“Failure happens all the time. It happens every day in practice. What makes you better is how you react to it.”
—Mia Hamm, Retired U.S. Soccer Player
Everyone occasionally has a bad day of practice. The key is to have a short memory and not linger on your poor performance. Use film from practice as a teaching tool and learn from your mistakes. Don’t let small failures during the week effect your overall attitude for competition. Staying positive and willing to work on mistakes will give you an edge over the competition. Just ask Mia Hamm.

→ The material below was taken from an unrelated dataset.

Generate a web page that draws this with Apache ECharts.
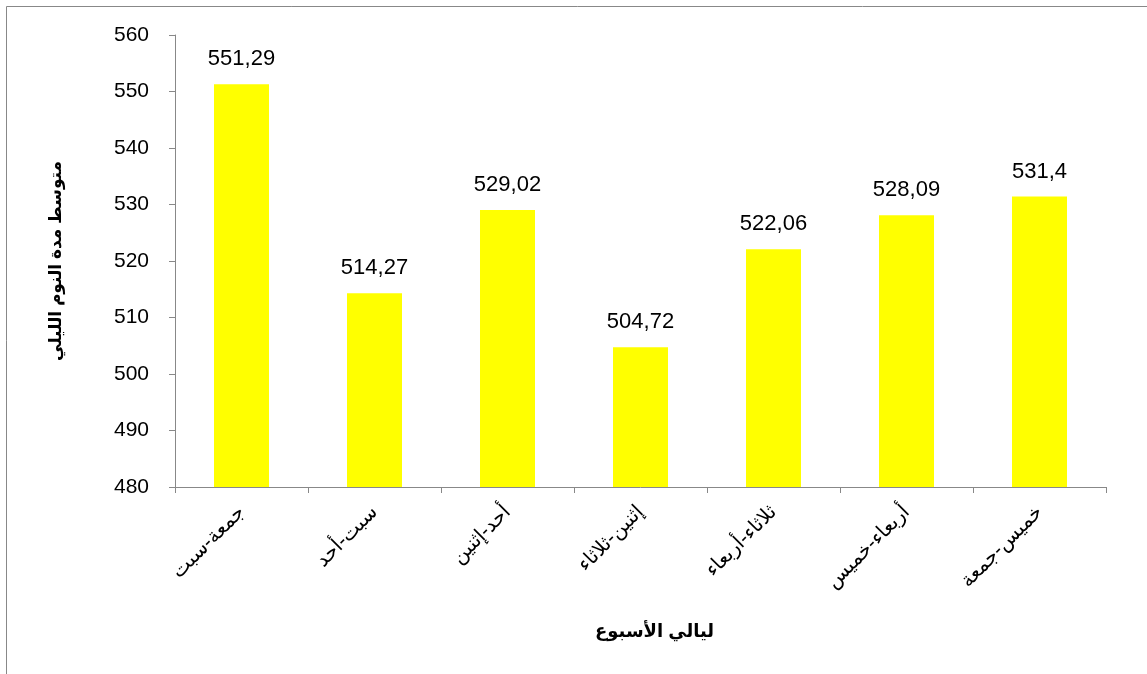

One of the most successful (male or female) American soccer players of all time, Mia Hamm won four NCAA championships with UNC, two FIFA World Cup Championships, two Olympic Gold Medals and two women’s FIFA World Player of the Year Awards. Yet she learned at a young age that failure happens and that reacting well can change your game.
Born with a clubfoot, Hamm had to wear corrective shoes as a toddler, and she spent her childhood moving to different Air Force bases with her family. To deal with a physical handicap and the constant stress of making new friends, Hamm threw herself into organized sports, discovering her passion for soccer.
Throughout her youth, Hamm could be found on the soccer pitch refining her skills, spending countless hours training with teammates and even by herself, working to overcome mistakes and failures in her game. Her hard work paid off early when, at age 15, she became the youngest player ever to make the U.S. Women’s National Team.
As a pro player, Hamm continued to face failure and challenges, but she managed to attack her weaknesses and end her career with high honors. She retired in 2004 to start a family, finishing with 275 appearances for the U.S. and 158 goals, which is 113 more goals than Landon Donovan (U.S. male top goal scorer).